Именно оно — страданье — первое и основное все определяющее в его творчестве и судьбе и все производящее начало.
Но дело не в том, что поэт писал о страданье, пусть даже как угодно ярко и выразительно: этого было много и до него, и вокруг него, и после него. Некрасов-поэт, так сказать, излил его самое, единственный, кто, по словам Бальмонта, постоянно напоминает нам, что вот пока мы все здесь дышим, есть люди, которые задыхаются. Но это потому, что он постоянно задыхался сам. В этом все дело.
Здесь же лежит и объяснение того, что, прямо не формулируя, но точно ощущая, Чернышевский назвал лиризмом Некрасова, и того, почему этот критик назвал его первым русским лириком — выше Пушкина и Лермонтова, и того, почему на похоронах поэта толпа кричала, что Некрасов выше Пушкина, и тот же Достоевский с этим почти согласился: «во всяком случае, не ниже».
Ни в ком страданье не воплотилось так лично, персонально и постоянно, как у Некрасова. Само знаменитое его народолюбие, сама эта «любовь к народу, — сказал Достоевский, — была у Некрасова лишь исходом собственной скорби по себе самом...»
Недаром и идея, и философия, и даже «поэтика» страдания у Достоевского во многом сложились под прямым и сильнейшим влиянием Некрасова. Корни, конечно, и у того и у другого лежат глубоко, уходят в народ, в христианство и, так сказать, в народное христианство. Но, собственно в литературе с этой «страдальческой» точки зрения Некрасов остался единственным примером именно так направленной могучей страстности. Потому Достоевский и написал: «Прочтите эти страдальческие песни сами, и пусть вновь оживет наш любимый, страстный поэт!
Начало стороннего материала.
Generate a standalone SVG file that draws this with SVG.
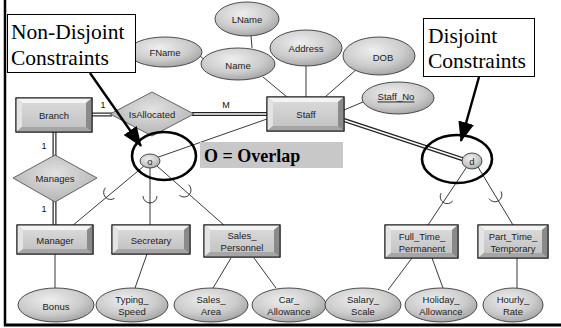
<svg xmlns="http://www.w3.org/2000/svg" width="561" height="328" viewBox="0 0 561 328">
  <defs>
    <radialGradient id="ellFill" cx="0.42" cy="0.35" r="0.7">
      <stop offset="0" stop-color="#eeeeee"/>
      <stop offset="0.6" stop-color="#cccccc"/>
      <stop offset="1" stop-color="#a0a0a0"/>
    </radialGradient>
    <radialGradient id="diaFill" cx="0.5" cy="0.4" r="0.6">
      <stop offset="0" stop-color="#e2e2e2"/>
      <stop offset="1" stop-color="#b4b4b4"/>
    </radialGradient>
    <linearGradient id="faceFill" x1="0" y1="0" x2="0" y2="1">
      <stop offset="0" stop-color="#d8d8d8"/>
      <stop offset="1" stop-color="#c4c4c4"/>
    </linearGradient>
    <marker id="arrowHead" markerWidth="20" markerHeight="16" refX="19" refY="8" orient="auto" markerUnits="userSpaceOnUse">
      <path d="M0,0 L20,8 L0,16 Z" fill="#000"/>
    </marker>
    <style>
      .ell { fill: url(#ellFill); stroke: #3a3a3a; stroke-width: 0.9; }
      .dia { fill: url(#diaFill); stroke: #555; stroke-width: 0.9; }
      .outer { fill: #9c9c9c; stroke: #1a1a1a; stroke-width: 1; }
      .bvT { fill: #f4f4f4; }
      .bvL { fill: #e4e4e4; }
      .bvR { fill: #8a8a8a; }
      .bvB { fill: #a6a6a6; }
      .face { fill: url(#faceFill); }
      .lbl { font-family: "Liberation Sans", Arial, sans-serif; font-size: 9.5px; fill: #222; text-anchor: middle; dominant-baseline: central; }
      .card { font-family: "Liberation Sans", Arial, sans-serif; font-size: 9px; fill: #111; text-anchor: middle; }
      .ln { stroke: #222; stroke-width: 0.9; fill: none; }
      .dblOut { stroke: #222; stroke-width: 4; fill: none; }
      .dblIn { stroke: #fff; stroke-width: 1.6; fill: none; }
      .hl { stroke: #000; stroke-width: 2.6; fill: none; }
      .sub { stroke: #222; stroke-width: 0.9; fill: none; }
      .note { font-family: "Liberation Serif", "Times New Roman", serif; font-size: 21.5px; fill: #000; }
      .callout { stroke: #000; stroke-width: 2.4; fill: none; }
    </style>
  </defs>

  <rect x="0" y="0" width="561" height="328" fill="#fff"/>

  <!-- frame -->
  <line x1="5" y1="0" x2="5" y2="326" stroke="#000" stroke-width="2.5"/>
  <line x1="4" y1="325" x2="561" y2="325" stroke="#000" stroke-width="3"/>

  <!-- connectors -->
  <g id="connectors">
    <!-- attribute links -->
    <line class="ln" x1="251" y1="36" x2="252" y2="48"/>
    <line class="ln" x1="200" y1="56" x2="205" y2="60"/>
    <line class="ln" x1="263" y1="77" x2="287" y2="97"/>
    <line class="ln" x1="306" y1="66" x2="306" y2="97"/>
    <line class="ln" x1="357" y1="69" x2="325" y2="97"/>
    <line class="ln" x1="363" y1="102" x2="344" y2="110"/>
    <line class="ln" x1="55" y1="254" x2="55" y2="288"/>
    <line class="ln" x1="147" y1="254" x2="135" y2="288"/>
    <line class="ln" x1="231" y1="258" x2="213" y2="288"/>
    <line class="ln" x1="254" y1="258" x2="276" y2="288"/>
    <line class="ln" x1="412" y1="258" x2="388" y2="290"/>
    <line class="ln" x1="432" y1="258" x2="443" y2="288"/>
    <line class="ln" x1="517" y1="258" x2="517" y2="288"/>

    <!-- total participation (double lines) -->
    <g>
      <line class="dblOut" x1="92" y1="114.5" x2="112" y2="114.5"/>
      <line class="dblIn" x1="91" y1="114.5" x2="113" y2="114.5"/>
      <line class="dblOut" x1="192" y1="114" x2="267" y2="114"/>
      <line class="dblIn" x1="191" y1="114" x2="268" y2="114"/>
      <line class="dblOut" x1="54.5" y1="132" x2="54.5" y2="225"/>
      <line class="dblIn" x1="54.5" y1="131" x2="54.5" y2="226"/>
      <line class="dblOut" x1="344" y1="120" x2="465" y2="160"/>
      <line class="dblIn" x1="343" y1="119.7" x2="466" y2="160.3"/>
    </g>

    <!-- specialization links -->
    <line class="ln" x1="267" y1="119" x2="150" y2="160"/>
    <line class="ln" x1="144" y1="166" x2="72" y2="226"/>
    <line class="ln" x1="150" y1="168" x2="150" y2="225"/>
    <line class="ln" x1="157" y1="166" x2="225" y2="226"/>
    <line class="ln" x1="466" y1="168" x2="428" y2="225"/>
    <line class="ln" x1="478" y1="167" x2="513" y2="225"/>

    <!-- subset marks -->
    <path class="sub" d="M105.5,187.7 A7,7 0 0 0 114.5,198.3"/>
    <path class="sub" d="M143,196 A7,7 0 0 0 157,196"/>
    <path class="sub" d="M179.4,195.3 A7,7 0 0 0 188.6,184.7"/>
    <path class="sub" d="M441.2,193.1 A7,7 0 0 0 452.8,200.9"/>
    <path class="sub" d="M489,198.6 A7,7 0 0 0 501,191.4"/>

    <!-- cardinalities -->
    <text class="card" x="103" y="108">1</text>
    <text class="card" x="226" y="108">M</text>
    <text class="card" x="44" y="149">1</text>
    <text class="card" x="44" y="212">1</text>
  </g>

  <!-- attributes -->
  <g id="attr-lname"><ellipse class="ell" cx="247" cy="19" rx="32" ry="17"/><text class="lbl" x="247" y="19">LName</text></g>
  <g id="attr-fname"><ellipse class="ell" cx="165" cy="52" rx="37" ry="15"/><text class="lbl" x="165" y="52">FName</text></g>
  <g id="attr-name"><ellipse class="ell" cx="238" cy="64" rx="37" ry="16"/><text class="lbl" x="238" y="65">Name</text></g>
  <g id="attr-address"><ellipse class="ell" cx="306" cy="48" rx="36" ry="18"/><text class="lbl" x="306" y="48">Address</text></g>
  <g id="attr-dob"><ellipse class="ell" cx="379" cy="56" rx="36" ry="19"/><text class="lbl" x="383" y="57">DOB</text></g>
  <g id="attr-staffno"><ellipse class="ell" cx="398" cy="98" rx="36" ry="16"/><text class="lbl" x="396" y="96" text-decoration="underline">Staff_No</text></g>

  <g id="attr-bonus"><ellipse class="ell" cx="56" cy="305" rx="38" ry="17"/><text class="lbl" x="56" y="306">Bonus</text></g>
  <g id="attr-typing"><ellipse class="ell" cx="132" cy="305" rx="36" ry="17"/><text class="lbl" x="132" y="299">Typing_</text><text class="lbl" x="132" y="311">Speed</text></g>
  <g id="attr-salesarea"><ellipse class="ell" cx="211" cy="305" rx="37" ry="17"/><text class="lbl" x="211" y="299">Sales_</text><text class="lbl" x="211" y="311">Area</text></g>
  <g id="attr-car"><ellipse class="ell" cx="289" cy="305" rx="37" ry="17"/><text class="lbl" x="289" y="299">Car_</text><text class="lbl" x="289" y="311">Allowance</text></g>
  <g id="attr-salary"><ellipse class="ell" cx="363" cy="305" rx="38" ry="17"/><text class="lbl" x="363" y="299">Salary_</text><text class="lbl" x="363" y="311">Scale</text></g>
  <g id="attr-holiday"><ellipse class="ell" cx="441" cy="305" rx="36" ry="17"/><text class="lbl" x="441" y="299">Holiday_</text><text class="lbl" x="441" y="311">Allowance</text></g>
  <g id="attr-hourly"><ellipse class="ell" cx="513" cy="305" rx="30" ry="17"/><text class="lbl" x="513" y="299">Hourly_</text><text class="lbl" x="513" y="311">Rate</text></g>

  <!-- relationships -->
  <g id="rel-isallocated"><polygon class="dia" points="110,114 152,92 194,114 152,136"/><text class="lbl" x="152" y="114">IsAllocated</text></g>
  <g id="rel-manages"><polygon class="dia" points="13,178 55,155 97,178 55,202"/><text class="lbl" x="55" y="178">Manages</text></g>

  <!-- entities (bevelled boxes) -->
  <g id="ent-branch">
    <rect class="outer" x="16" y="98" width="76" height="34"/>
    <polygon class="bvT" points="16,98 92,98 86,103 22,103"/>
    <polygon class="bvL" points="16,98 22,103 22,127 16,132"/>
    <polygon class="bvR" points="92,98 92,132 86,127 86,103"/>
    <polygon class="bvB" points="16,132 92,132 86,127 22,127"/>
    <rect class="face" x="22" y="103" width="64" height="24"/>
    <rect x="16" y="98" width="76" height="34" fill="none" stroke="#1a1a1a"/>
    <text class="lbl" x="54" y="115">Branch</text>
  </g>
  <g id="ent-staff">
    <rect class="outer" x="267" y="97" width="77" height="34"/>
    <polygon class="bvT" points="267,97 344,97 338,102 273,102"/>
    <polygon class="bvL" points="267,97 273,102 273,126 267,131"/>
    <polygon class="bvR" points="344,97 344,131 338,126 338,102"/>
    <polygon class="bvB" points="267,131 344,131 338,126 273,126"/>
    <rect class="face" x="273" y="102" width="65" height="24"/>
    <rect x="267" y="97" width="77" height="34" fill="none" stroke="#1a1a1a"/>
    <text class="lbl" x="306" y="114">Staff</text>
  </g>
  <g id="ent-manager">
    <rect class="outer" x="17" y="225" width="76" height="29"/>
    <polygon class="bvT" points="17,225 93,225 87,230 23,230"/>
    <polygon class="bvL" points="17,225 23,230 23,249 17,254"/>
    <polygon class="bvR" points="93,225 93,254 87,249 87,230"/>
    <polygon class="bvB" points="17,254 93,254 87,249 23,249"/>
    <rect class="face" x="23" y="230" width="64" height="19"/>
    <rect x="17" y="225" width="76" height="29" fill="none" stroke="#1a1a1a"/>
    <text class="lbl" x="55" y="240">Manager</text>
  </g>
  <g id="ent-secretary">
    <rect class="outer" x="112" y="225" width="78" height="29"/>
    <polygon class="bvT" points="112,225 190,225 184,230 118,230"/>
    <polygon class="bvL" points="112,225 118,230 118,249 112,254"/>
    <polygon class="bvR" points="190,225 190,254 184,249 184,230"/>
    <polygon class="bvB" points="112,254 190,254 184,249 118,249"/>
    <rect class="face" x="118" y="230" width="66" height="19"/>
    <rect x="112" y="225" width="78" height="29" fill="none" stroke="#1a1a1a"/>
    <text class="lbl" x="151" y="240">Secretary</text>
  </g>
  <g id="ent-sales">
    <rect class="outer" x="204" y="225" width="76" height="32"/>
    <polygon class="bvT" points="204,225 280,225 274,230 210,230"/>
    <polygon class="bvL" points="204,225 210,230 210,252 204,257"/>
    <polygon class="bvR" points="280,225 280,257 274,252 274,230"/>
    <polygon class="bvB" points="204,257 280,257 274,252 210,252"/>
    <rect class="face" x="210" y="230" width="64" height="22"/>
    <rect x="204" y="225" width="76" height="32" fill="none" stroke="#1a1a1a"/>
    <text class="lbl" x="242" y="235">Sales_</text>
    <text class="lbl" x="242" y="247">Personnel</text>
  </g>
  <g id="ent-fulltime">
    <rect class="outer" x="385" y="225" width="73" height="33"/>
    <polygon class="bvT" points="385,225 458,225 452,230 391,230"/>
    <polygon class="bvL" points="385,225 391,230 391,253 385,258"/>
    <polygon class="bvR" points="458,225 458,258 452,253 452,230"/>
    <polygon class="bvB" points="385,258 458,258 452,253 391,253"/>
    <rect class="face" x="391" y="230" width="61" height="23"/>
    <rect x="385" y="225" width="73" height="33" fill="none" stroke="#1a1a1a"/>
    <text class="lbl" x="422" y="236">Full_Time_</text>
    <text class="lbl" x="422" y="248">Permanent</text>
  </g>
  <g id="ent-parttime">
    <rect class="outer" x="478" y="225" width="70" height="33"/>
    <polygon class="bvT" points="478,225 548,225 542,230 484,230"/>
    <polygon class="bvL" points="478,225 484,230 484,253 478,258"/>
    <polygon class="bvR" points="548,225 548,258 542,253 542,230"/>
    <polygon class="bvB" points="478,258 548,258 542,253 484,253"/>
    <rect class="face" x="484" y="230" width="58" height="23"/>
    <rect x="478" y="225" width="70" height="33" fill="none" stroke="#1a1a1a"/>
    <text class="lbl" x="513" y="236">Part_Time_</text>
    <text class="lbl" x="513" y="248">Temporary</text>
  </g>

  <!-- specialization circles -->
  <g id="spec-overlap">
    <ellipse class="ell" cx="150" cy="161" rx="10" ry="7"/>
    <text class="lbl" x="150" y="161" font-size="9">o</text>
    <ellipse class="hl" cx="164" cy="156" rx="32" ry="24"/>
  </g>
  <g id="spec-disjoint">
    <ellipse class="ell" cx="472" cy="161" rx="10" ry="8"/>
    <text class="lbl" x="472" y="161" font-size="9">d</text>
    <ellipse class="hl" cx="457" cy="159" rx="35" ry="24"/>
  </g>

  <!-- overlap legend -->
  <g id="legend-overlap">
    <rect x="200" y="142" width="143" height="26" fill="#c8c8c8"/>
    <text x="204" y="162" font-family="'Liberation Serif', 'Times New Roman', serif" font-size="18" font-weight="bold" fill="#000">O = Overlap</text>
  </g>

  <!-- callouts -->
  <g id="note-nondisjoint">
    <rect x="7.5" y="14.5" width="128" height="58" fill="#fff" stroke="#000" stroke-width="1"/>
    <text class="note" x="11" y="39">Non-Disjoint</text>
    <text class="note" x="11" y="65">Constraints</text>
    <line class="callout" x1="90" y1="73" x2="141" y2="146" marker-end="url(#arrowHead)"/>
  </g>
  <g id="note-disjoint">
    <rect x="423.5" y="18.5" width="111" height="58" fill="#fff" stroke="#000" stroke-width="1"/>
    <text class="note" x="428" y="43">Disjoint</text>
    <text class="note" x="428" y="68">Constraints</text>
    <line class="callout" x1="479" y1="77" x2="461" y2="141" marker-end="url(#arrowHead)"/>
  </g>
</svg>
Страстный к страданию поэт!..»
Николаю Некрасову здесь можно найти, пожалуй, только одну в таком смысле родственную душу, только один, хотя и другого типа, аналог великого поэта такого рода. Это... Афанасий Фет. Кстати сказать, этих двух, может быть, самых великих из всех русских поэтов, сложившихся к середине XIX века, объединило и еще одно, на первый взгляд, странное обстоятельство.
Они оказались, хотя и в разных сферах, может быть, самыми практическими людьми из всех русских литераторов, только самим себе, своей воле, своей хватке и деловому умению обязанными завоеванным в жизни местом и нажитым богатством: более умеренным — в сфере сельской, хозяйственной — у Фета, и очень большим — в сфере более «поэтической» — журнальной и газетной — у Некрасова.
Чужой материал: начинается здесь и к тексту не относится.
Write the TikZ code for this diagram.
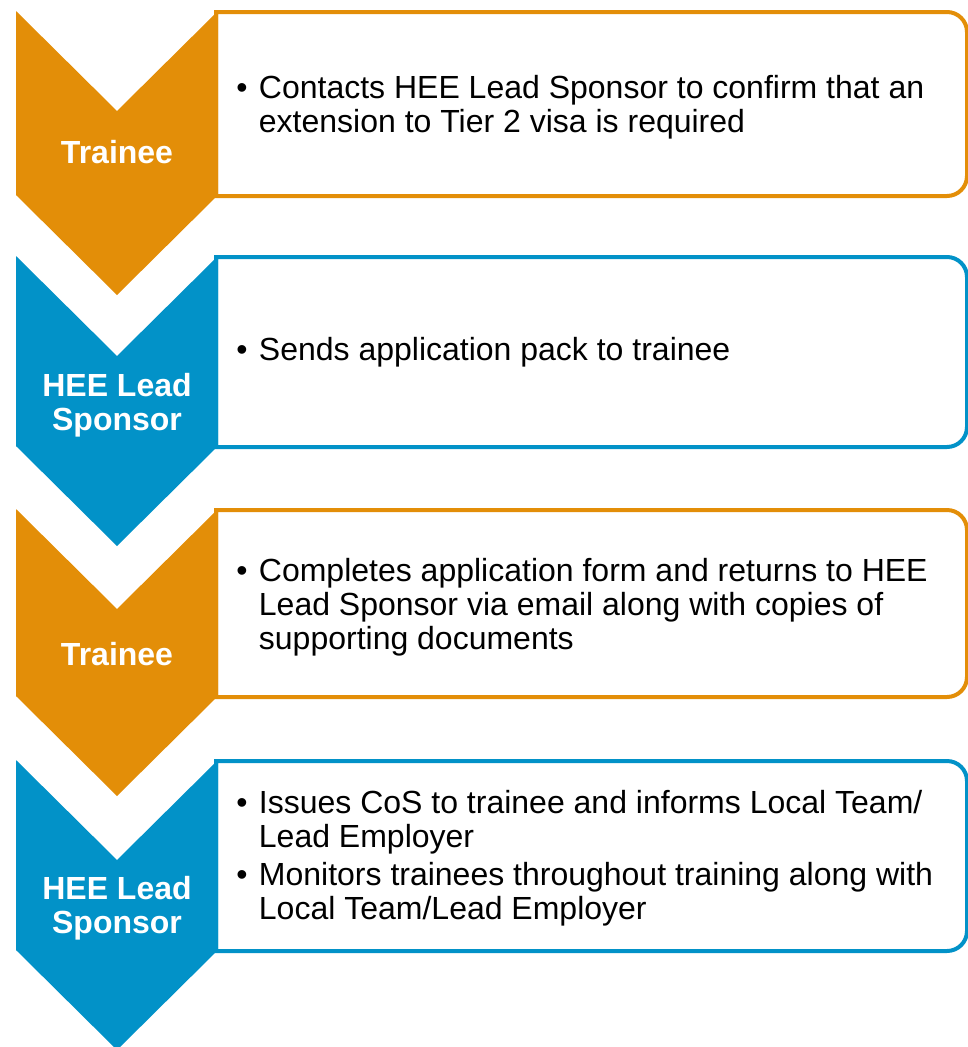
\documentclass[tikz,border=0pt]{standalone}
\usepackage{fontspec}
\setmainfont{Liberation Sans}
\usepackage{tikz}
\usetikzlibrary{positioning}
\definecolor{trainee}{RGB}{227,142,8}
\definecolor{sponsor}{RGB}{2,146,200}
\newlength{\bulw}
\setlength{\bulw}{17pt}
\newcommand{\bul}{\makebox[\bulw][l]{\textbullet}}
\newcommand{\ind}{\hspace*{\bulw}}
\tikzset{
    %Define style for chevron labels
    who/.style={
           text=white,
           font=\bfseries\fontsize{24}{25.5}\selectfont,
           align=center,
           inner sep=0pt},
    %Define style for step texts
    what/.style={
           anchor=west,
           align=left,
           font=\fontsize{24}{25.5}\selectfont,
           inner sep=0pt},
    %Define style for step boxes
    stepbox/.style={
           draw=#1,
           line width=3pt,
           fill=white}
}
\begin{document}
\begin{tikzpicture}[x=0.75pt,y=-0.75pt]
\useasboundingbox (0,0) rectangle (968,1047);
 %boxes and chevrons
\foreach \t/\s/\c in {11/195/trainee, 256/446/sponsor, 509/696/trainee, 760/950/sponsor}{
  \draw[stepbox=\c] (216,\t+1) -- (800,\t+1) {[rounded corners=15pt] -- (967,\t+1) -- (967,\s+1) -- (800,\s+1)}
      -- (216,\s+1) -- cycle;
  \fill[\c] (16,\t) -- (117,\t+100) -- (218,\t) -- (218,\s) -- (117,\s+100) -- (16,\s) -- cycle;
}
 %labels
\node[who] (l1) at (117,152) {Trainee};
\node[who] (l2) at (117,405) {HEE Lead\\Sponsor};
\node[who] (l3) at (117,654) {Trainee};
\node[who] (l4) at (117,908) {HEE Lead\\Sponsor};
 %texts
\node[what] (t1) at (236,107) {\bul Contacts HEE Lead Sponsor to confirm that an\\\ind extension to Tier 2 visa is required};
\node[what] (t2) at (236,352) {\bul Sends application pack to trainee};
\node[what] (t3) at (236,607) {\bul Completes application form and returns to HEE\\\ind Lead Sponsor via email along with copies of\\\ind supporting documents};
\node[what] (t4) at (236,858) {\bul Issues CoS to trainee and informs Local Team/\\\ind Lead Employer\\[3pt]\bul Monitors trainees throughout training along with\\\ind Local Team/Lead Employer};
\end{tikzpicture}
\end{document}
Явив своеобразное единство противоположностей, так сказать, внутри себя, они явили и вдвоем единство противоположностей. «Он был, — писал о Фете хорошо его знавший «изнутри» Аполлон Григорьев, — художник в полном смысле этого слова, в высокой степени присутствовала в нем способность творения. Творения, но не рождения... Он не знал мук рождения идеи. С способностью творения в нем росло равнодушие. Равнодушие ко всему, кроме способности творить, — к Божьему миру, коль скоро предметы оного переставали отражаться в его творческой способности, к самому себе, как скоро он переставал быть художником. Так сознал и так принял этот человек свое назначение в жизни. Этот человек должен был или убить себя, или сделаться таким, каким он сделался... Я не видал человека, которого бы так душила тоска, за которого бы я более боялся самоубийства».
Фет сделался таким, каким он сделался, чтобы не убить себя. И не сойти с ума.
«Человек брошен в жизнь загадкой для самого себя, каждый день его приближает к уничтожению — страшного и обидного в этом много! На этом одном можно с ума сойти».